Spring 2006
In class on Jan 26 student teams will present 5 minute proposals
describing
some NLP learning task for which they will implement a self-supervised
learning algorithm.
Project purpose: The goal
of these projects is for us to explore a variety of NLP learning tasks
where redundancy
can be used to support self-supervised, "bootstrap"
learning. Therefore, it is best if teams explore different
approaches, taking advantage of different types of redundancy.
Below are some possible learning tasks to consider. PLEASE NOTE
THIS IS ONLY TO SPUR YOUR OWN THINKING - FEEL FREE TO SUGGEST A
DIFFERENT PROJECT THAT YOU FIND INTERESTING. Be creative!
Some possible tasks:
- Named entity recognition:
learn to recognize which strings represent an entity of type "person"

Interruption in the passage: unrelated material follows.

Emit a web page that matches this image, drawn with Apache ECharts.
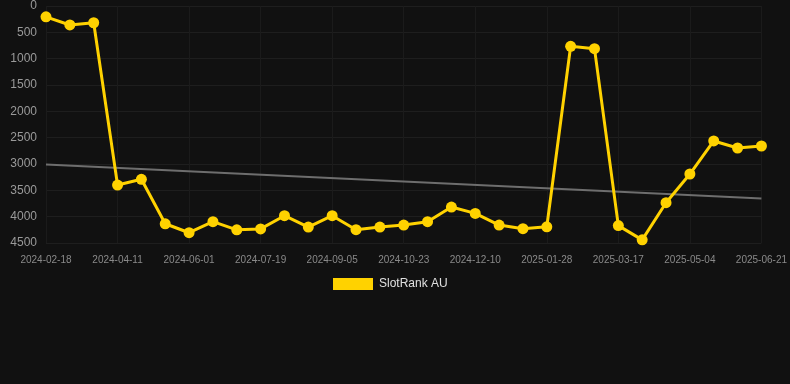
<!DOCTYPE html>
<html>
<head>
<meta charset="utf-8">
<script src="https://cdn.jsdelivr.net/npm/echarts@6/dist/echarts.min.js"></script>
<style>
html,body{margin:0;padding:0;background:#111111;}
#c{width:790px;height:384px;}
</style>
</head>
<body>
<div id="c"></div>
<script>
var dates = [
  '2024-02-18','2024-03-06','2024-03-24','2024-04-11','2024-04-28','2024-05-15',
  '2024-06-01','2024-06-17','2024-07-03','2024-07-19','2024-08-04','2024-08-20',
  '2024-09-05','2024-09-21','2024-10-07','2024-10-23','2024-11-08','2024-11-24',
  '2024-12-10','2024-12-26','2025-01-11','2025-01-28','2025-02-13','2025-03-01',
  '2025-03-17','2025-04-02','2025-04-18','2025-05-04','2025-05-20','2025-06-05',
  '2025-06-21'
];
var rankAU = [
  205, 360, 318, 3400, 3290, 4135, 4305, 4095, 4250, 4232, 3982, 4197,
  3982, 4248, 4197, 4159, 4096, 3817, 3938, 4159, 4229, 4192, 765, 810,
  4170, 4440, 3735, 3190, 2563, 2696, 2658
];
var trend = [3009].concat(new Array(29).fill(null)).concat([3654]);
var yTicks = {min: 0, max: 4500, interval: 500};

var chart = echarts.init(document.getElementById('c'), null, {renderer: 'canvas'});
chart.setOption({
  backgroundColor: '#111111',
  animation: false,
  grid: {left: 46, right: 28, top: 6, bottom: 141, containLabel: false},
  legend: {
    show: true,
    top: 273,
    left: 328,
    itemWidth: 40,
    itemHeight: 12,
    icon: 'rect',
    data: ['SlotRank AU'],
    textStyle: {color: '#e0e0e0', fontSize: 12, padding: [0, 0, 0, 1], fontFamily: 'Liberation Sans, Arial, sans-serif'}
  },
  xAxis: {
    type: 'category',
    data: dates,
    boundaryGap: false,
    position: 'bottom',
    axisLine: {show: false, onZero: false},
    axisTick: {show: false},
    axisLabel: {interval: 2, color: '#8a8a8a', fontSize: 10, margin: 12, fontFamily: 'Liberation Sans, Arial, sans-serif'},
    splitLine: {show: true, interval: 2, lineStyle: {color: '#1b1b1b', width: 1}}
  },
  yAxis: {
    type: 'value',
    inverse: true,
    min: yTicks.min,
    max: yTicks.max,
    interval: yTicks.interval,
    axisLine: {show: false},
    axisTick: {show: false},
    axisLabel: {color: '#9a9a9a', fontSize: 12, margin: 9, fontFamily: 'Liberation Sans, Arial, sans-serif',
      formatter: function (v) { return String(v); }},
    splitLine: {show: true, lineStyle: {color: '#1e1e1e', width: 1}}
  },
  series: [
    {
      name: 'SlotRank AU',
      type: 'line',
      data: rankAU,
      symbol: 'circle',
      symbolSize: 11,
      lineStyle: {color: '#FFD200', width: 3},
      itemStyle: {color: '#FFD200'},
      z: 3
    },
    {
      name: 'trend',
      type: 'line',
      data: trend,
      connectNulls: true,
      symbol: 'none',
      lineStyle: {color: '#6e6e6e', width: 2},
      itemStyle: {color: '#6e6e6e'},
      z: 2
    }
  ]
});
</script>
</body>
</html>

or "university" or "department" or "publication" or "event" or
.... There are several kinds of redundancy available here to
support semi-supervised learning. For example, given the sentence
"Satya graduated from CMU with a CS degree." we might infer
that CMU is a university in several redundant ways, such as (a) CMU is
on a
list of universities we have previously learned, or (b) CMU is a
potential abbreviation
for "Carnegie Mellon University" which is on the list of known
universities, or (c)
"graduated from X" suggests X is a university, or (d) there is a
website of the form "www.XXX.edu" where XXX=CMU, or (e) there is an
HTML list somewhere on the web which lists several known universities,
and CMU is also an item in this same list. (i.e., infer this from
a
rule about HTML lists such as "if item X is on the same list as item Y,
and Y is of type T, then believe X is also of type T." Of
course none of these methods is perfect, so some kind of probabilistic
or confidence score will need to be associated with each inference.
- Relation extraction:
learn to pick out relations such as
Attends(<person>,<university>), or
CollaboratesWith(<person1><person2>). On the web
there may often be multiple sources of evidence. For example, to
infer
that Attends("Mary Smith","CMU") we might find evidence such as (a) a
home
page associated with Mary Smith exists on the CMU website, or (b) the
CMU LTI website contains a list of students, including Mary's name, or
(c) a sentence on the web matches the pattern "<person> joined
the PhD program at <university> in " and has "Mary
Smith"=<person>, or (d) a CMU CS technical report citation lists
Mary Smith as the author. One interesting aspect of
extracting such biographical information is that many home pages use
words like "I" instead of "Mary Smith" (ie., most people do not speak
about themselves in the third person).
- Resolving pronoun references:
learn to determine the correct referent (person) for words such as "I,
my, she,
he, it, her,...". Pronoun resolution can be difficult in
the general case, but it is probably easier on home pages. For
example, Satya's home page
(http://www.cs.cmu.edu/afs/cs/user/satya/Web/home.html) contains
sentences involving first-person words like "I" and "my" and
"I'm". Within a web page it is reasonable to infer these
three words refer to the owner of the web page, so perhaps we should
seed this learner with a rule stating "If the token " I " occurs on the
homepage of person P, then assume this token represents person
P." Furthermore, Satya's page
points to a number of other pages that contain his full name, and other
synonyms for his name. One of them is his "bio" page, which is
mostly written in the third person and which redundantly states some of
the same assertions found on his homepages. Many of these first
person
assertions (e.g., "I'm a CMU faculty member.") represent beliefs that
can also be inferred from
other places on the web.
- Web page classification:
learn to classify university web pages into categories such as the home
page affiliated with a 'person', 'department', 'project', 'course',
'publication', 'hobby', etc. This will be important for our
larger effort, because many entity extraction or relation extraction
problems become much easier if we know the type of web page the sentence
or sentences occur in (e.g., the token " I " on a person's homepage, as
opposed to a class web page). In class we discussed two redundant
sources for web page classification, but there are many more. We
could classify http://www.cs.cmu.edu/~wcohen/ as a person's home page
based on (a) the bag of words found on the page, (b) the text on
hyperlinks pointing into the page, (c) the text on hyperlinks pointing
OUT of the page and the types of pages it points to, (d) the fact that
the HTML headings on the page
include the heading "Biography", (e) the page contains numerous
sentences
written in the first person, (f) this page is pointed to by the CALD
Faculty list webpage, where it is in a long list of personal home
pages, (g) this page begins with the heading "William W. Cohen" and
"William" is on a list of common first names, (h) ....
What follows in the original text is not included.